After such a fiasco with the clinic doctor, I was so discouraged. I stopped my search for about a week or so. I had to take the lowered dose that I was given. What choice did I have? I did have some of my regular dose saved up, but those wouldn't last very long, and if there was no way for me to get that dose again, I had to find a way to live with the lowered dose. So I took the lowered dose and every day it seemed like I was just watching my life disappear. Slowly, as I adapted to the lowered dose, I was awake less and less, my body started to hurt literally from head to toe. My hair hurt, broke off, fell out. But the pain quickly became excruciating. Just lifting my arm would make me scream out in pain and cry.
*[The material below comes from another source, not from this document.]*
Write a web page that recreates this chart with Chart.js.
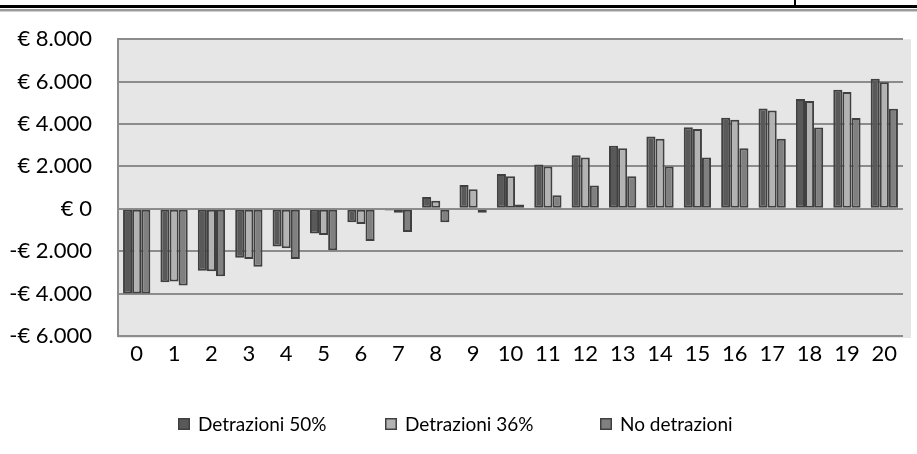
<!DOCTYPE html>
<html>
<head>
<meta charset="utf-8">
<script src="https://cdn.jsdelivr.net/npm/chart.js@4/dist/chart.umd.min.js"></script>
<style>
  html, body { margin: 0; padding: 0; background: #ffffff; }
  #wrap { width: 917px; height: 454px; position: relative; }
</style>
</head>
<body>
<div id="wrap"><canvas id="c" width="917" height="454"></canvas></div>
<script>
// Anni dell'investimento
const anni = ['0','1','2','3','4','5','6','7','8','9','10','11','12','13','14','15','16','17','18','19','20'];

// Flusso di cassa cumulato (€) per scenario
const detrazioni50 = [-4000,-3460,-2920,-2310,-1780,-1160,-640,-80,560,1120,1640,2090,2530,2970,3410,3850,4300,4730,5180,5620,6140];
const detrazioni36 = [-4000,-3430,-2940,-2370,-1860,-1240,-720,-190,380,920,1530,1990,2420,2860,3300,3760,4200,4640,5090,5510,5970];
const noDetrazioni = [-4000,-3620,-3180,-2730,-2370,-1950,-1520,-1100,-640,-190,200,640,1100,1530,2000,2420,2860,3310,3830,4280,4720];

const nomiSerie = ['Detrazioni 50%', 'Detrazioni 36%', 'No detrazioni'];
const tickY = [-6000, -4000, -2000, 0, 2000, 4000, 6000, 8000];

const FONT = 'Lato, "Open Sans", sans-serif';

function euro(v) {
  const s = Math.abs(v).toString().replace(/\B(?=(\d{3})+(?!\d))/g, '.');
  return (v < 0 ? '-' : '') + '€ ' + s;
}

// Sfondo grigio dell'area del grafico e filetti della tabella sopra
const sfondo = {
  id: 'sfondo',
  beforeDraw(chart) {
    const { ctx, chartArea: a } = chart;
    ctx.save();
    ctx.fillStyle = '#ffffff';
    ctx.fillRect(0, 0, chart.width, chart.height);
    ctx.fillStyle = '#e6e6e6';
    ctx.fillRect(a.left, a.top, a.right - a.left + 8, a.bottom - a.top + 2);
    // filetti in alto
    ctx.fillStyle = '#000000';
    ctx.fillRect(0, 5, chart.width, 3);
    ctx.fillRect(794, 0, 2, 6);
    ctx.fillStyle = '#9a9a9a';
    ctx.fillRect(0, 9, chart.width, 2);
    ctx.fillStyle = '#cfcfcf';
    ctx.fillRect(0, 11, chart.width, 1);
    ctx.restore();
  }
};

// Legenda in basso con quadratini
const legenda = {
  id: 'legenda',
  afterDraw(chart) {
    const { ctx } = chart;
    const y = 424;
    const starts = [178, 385, 600];
    ctx.save();
    ctx.font = '19px ' + FONT;
    ctx.textBaseline = 'middle';
    chart.data.datasets.forEach((ds, i) => {
      const x = starts[i];
      ctx.fillStyle = ds.backgroundColor;
      ctx.fillRect(x, y - 6, 12, 12);
      ctx.strokeStyle = '#404040';
      ctx.lineWidth = 1.5;
      ctx.strokeRect(x + 0.75, y - 5.25, 10.5, 10.5);
      ctx.fillStyle = '#000000';
      ctx.fillText(ds.label, x + 20, y + 1);
    });
    ctx.restore();
  }
};

const colori = ['#595959', '#b3b3b3', '#808080'];
const valori = [detrazioni50, detrazioni36, noDetrazioni];

new Chart(document.getElementById('c'), {
  type: 'bar',
  data: {
    labels: anni,
    datasets: valori.map((d, i) => ({
      label: nomiSerie[i],
      data: d,
      backgroundColor: colori[i],
      borderColor: '#404040',
      borderWidth: 2,
      borderSkipped: false,
      categoryPercentage: 0.73,
      barPercentage: 1.0
    }))
  },
  options: {
    responsive: false,
    animation: false,
    devicePixelRatio: 1,
    layout: { padding: { top: 37, right: 14, bottom: 0, left: 0 } },
    plugins: {
      legend: { display: false },
      tooltip: { enabled: false }
    },
    scales: {
      x: {
        grid: { display: false, drawTicks: false },
        border: { display: false },
        ticks: { color: '#000000', font: { family: FONT, size: 22 }, padding: 5, maxRotation: 0, autoSkip: false },
        afterFit(s) { s.height = 118; }
      },
      y: {
        min: -6000,
        max: 8000,
        afterBuildTicks(s) { s.ticks = tickY.map(v => ({ value: v })); },
        grid: { color: '#8c8c8c', lineWidth: 2, drawTicks: false },
        border: { display: true, color: '#8c8c8c', width: 2 },
        ticks: {
          color: '#000000',
          font: { family: FONT, size: 22 },
          padding: 26,
          callback: v => euro(v)
        },
        afterFit(s) { s.width = 118; }
      }
    }
  },
  plugins: [sfondo, legenda]
});
</script>
</body>
</html>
One day I couldn't bear it any longer. I called my husband and asked him to take me to the hospital ER. I felt hope that the doctor there would do my blood tests and give me back my regular thyroid dose. In the meantime they hooked me up to an IV with pain medication in it. Morphine maybe? I don't remember. My blood tests came back, and in 10 days of lowering my meds, my TSH went up almost 2 whole points. Still, the doctor decided to give me 500mg oxycodone plus an anti-inflammatory, rather than adding 12.5mcg of my thyroid medication. Why is that? I'm trying to find logic in this. Give a highly addictive narcotic with side effects of depression, possibility of suicide, to someone with Hashimoto's disease including a high incidence of depression, INSTEAD of adding a very small dose of thyroid medication they were already on and IN WRITING by a specialist who had treated the patient for 4 years. How can that be? He actually gave me enough medication to kill myself. He's lucky I didn't do it because I admit it crossed my mind. At certain parts of the day that was all I ever thought about. Being in excruciating pain with absolutely no end in sight, option is being stoned AND in pain? No contest.
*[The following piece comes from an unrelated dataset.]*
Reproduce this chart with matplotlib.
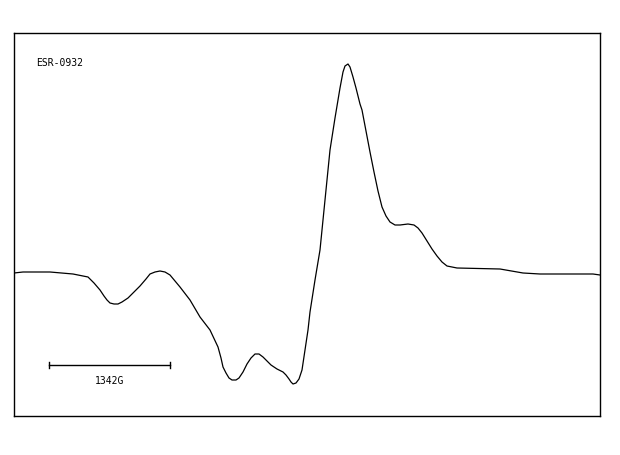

Turns out I didn't take the oxycodone. I couldn't make myself to do it. I did, however, take the anti-inflammatory. Which worked well enough for me to be able to get out of bed. Still in pain though. But this wasn't a solution. I had to find a doctor.
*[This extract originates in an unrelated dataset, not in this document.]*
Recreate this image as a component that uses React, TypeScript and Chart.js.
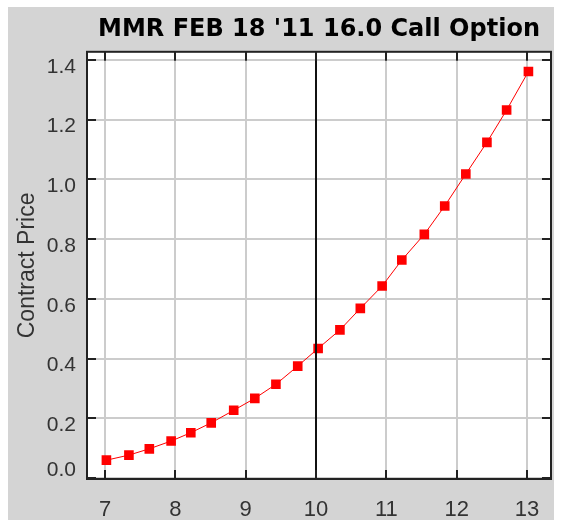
import React, { useEffect, useRef } from "react";
import { Chart, registerables } from "chart.js";

Chart.register(...registerables);

const chartTitle = "MMR FEB 18 '11 16.0 Call Option";
const yAxisTitle = "Contract Price";
const strikePrices = [7.02, 7.34, 7.63, 7.94, 8.22, 8.51, 8.83, 9.13, 9.43, 9.74, 10.03, 10.34, 10.63, 10.94, 11.22, 11.54, 11.83, 12.13, 12.43, 12.71, 13.02];
const contractPrices = [0.060, 0.077, 0.098, 0.124, 0.152, 0.185, 0.227, 0.267, 0.314, 0.375, 0.434, 0.496, 0.568, 0.643, 0.730, 0.816, 0.911, 1.018, 1.124, 1.232, 1.361];
const xTickValues = [7, 8, 9, 10, 11, 12, 13];
const yTickValues = [0, 0.2, 0.4, 0.6, 0.8, 1.0, 1.2, 1.4];
const currentPrice = 10;
const xRange = [6.744, 13.341];
const yRange = [-0.003, 1.427];

const tickFont = "21px 'Liberation Sans'";
const tickColor = "#333333";

const framePlugin = {
  id: "frame",
  beforeDraw(chart: any) {
    const { ctx, chartArea: a } = chart;
    ctx.save();
    ctx.fillStyle = "#ffffff";
    ctx.fillRect(a.left, a.top, a.right - a.left, a.bottom - a.top);
    ctx.restore();
  },
  afterDatasetsDraw(chart: any) {
    const { ctx, chartArea: a, scales } = chart;
    const xs = scales.x;
    const ys = scales.y;
    ctx.save();
    // current price marker line
    const cx = Math.round(xs.getPixelForValue(currentPrice));
    ctx.strokeStyle = "#111111";
    ctx.lineWidth = 2;
    ctx.beginPath();
    ctx.moveTo(cx, a.top);
    ctx.lineTo(cx, a.bottom);
    ctx.stroke();
    // inward tick marks
    const tl = 9;
    ctx.strokeStyle = "#222222";
    ctx.lineWidth = 2;
    ctx.beginPath();
    xTickValues.forEach((v) => {
      const px = Math.round(xs.getPixelForValue(v));
      ctx.moveTo(px, a.bottom);
      ctx.lineTo(px, a.bottom - tl);
      ctx.moveTo(px, a.top);
      ctx.lineTo(px, a.top + tl);
    });
    yTickValues.forEach((v) => {
      const py = Math.round(ys.getPixelForValue(v));
      ctx.moveTo(a.left, py);
      ctx.lineTo(a.left + tl, py);
      ctx.moveTo(a.right, py);
      ctx.lineTo(a.right - tl, py);
    });
    ctx.stroke();
    // frame
    ctx.strokeRect(a.left, a.top, a.right - a.left, a.bottom - a.top);
    // lowest y label sits just above the axis line
    ctx.font = tickFont;
    ctx.fillStyle = tickColor;
    ctx.textAlign = "right";
    ctx.textBaseline = "middle";
    ctx.fillText(yTickValues[0].toFixed(1), ys.right - 11, ys.getPixelForValue(yTickValues[0]) - 8);
    ctx.restore();
  },
};

export default function App() {
  const canvasRef = useRef<HTMLCanvasElement | null>(null);

  useEffect(() => {
    if (!canvasRef.current) return;
    const chart = new Chart(canvasRef.current, {
      type: "line",
      data: {
        datasets: [
          {
            data: strikePrices.map((x, i) => ({ x, y: contractPrices[i] })),
            borderColor: "#ff0000",
            backgroundColor: "#ff0000",
            borderWidth: 1,
            pointStyle: "rect",
            pointRadius: 6.8,
            pointBorderWidth: 0,
            pointBackgroundColor: "#ff0000",
            tension: 0,
            fill: false,
          },
        ],
      },
      options: {
        animation: false,
        responsive: true,
        maintainAspectRatio: false,
        layout: { autoPadding: false, padding: { left: 0, right: 3, top: 0, bottom: 0 } },
        plugins: {
          legend: { display: false },
          tooltip: { enabled: false },
          title: {
            display: true,
            text: chartTitle,
            fullSize: false,
            color: "#000000",
            font: { family: "'DejaVu Sans'", size: 24, weight: "bold" },
            padding: { top: 8, bottom: 8 },
          },
        },
        scales: {
          x: {
            type: "linear",
            min: xRange[0],
            max: xRange[1],
            afterBuildTicks: (s: any) => {
              s.ticks = xTickValues.map((v) => ({ value: v }));
            },
            afterFit: (s: any) => {
              s.height = 41;
              s.paddingLeft = 0;
              s.paddingRight = 0;
            },
            ticks: {
              color: tickColor,
              font: { family: "'Liberation Sans'", size: 22 },
              padding: 18,
              maxRotation: 0,
              autoSkip: false,
              callback: (v: any) => String(v),
            },
            grid: { color: "#cccccc", lineWidth: 2, drawTicks: false },
            border: { display: false },
          },
          y: {
            type: "linear",
            min: yRange[0],
            max: yRange[1],
            afterBuildTicks: (s: any) => {
              s.ticks = yTickValues.map((v) => ({ value: v }));
            },
            afterFit: (s: any) => {
              s.width = 79;
              s.paddingTop = 0;
              s.paddingBottom = 0;
            },
            ticks: {
              color: tickColor,
              font: { family: "'Liberation Sans'", size: 21 },
              padding: 11,
              labelOffset: 7,
              autoSkip: false,
              callback: (v: any) => (Number(v) === yTickValues[0] ? "" : Number(v).toFixed(1)),
            },
            grid: { color: "#cccccc", lineWidth: 2, drawTicks: false },
            border: { display: false },
            title: {
              display: true,
              text: yAxisTitle,
              color: tickColor,
              font: { family: "'Liberation Sans'", size: 23 },
              padding: { top: 6, bottom: 0 },
            },
          },
        },
      },
      plugins: [framePlugin],
    });
    return () => chart.destroy();
  }, []);

  return (
    <div
      style={{
        position: "fixed",
        left: 8,
        top: 7,
        width: 546,
        height: 513,
        background: "#d4d4d4",
      }}
    >
      <canvas ref={canvasRef} />
    </div>
  );
}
So I started phoning around again. Only this time I phone hospitals. And I begged. I told whoever answered the phone about my Hashimoto's disease and asked if they knew anyone who would take me - just me. After about an hour on the phone, the sun came out. One nurse said she knew a doctor who was going to be taking new patients in the next month or two, and she gave me his number. I thanked her profusely and then made the call. All of a sudden I was on the waiting list and they would call me with an appointment! Relief! I could finally start taking my little stash of my regular dose! I counted the pills, and found I had enough to get me to my appointment with my new doctor. All that was left was the waiting. Waiting to see if he would do the same as the one in the clinic. Waiting. Waiting. Waiting.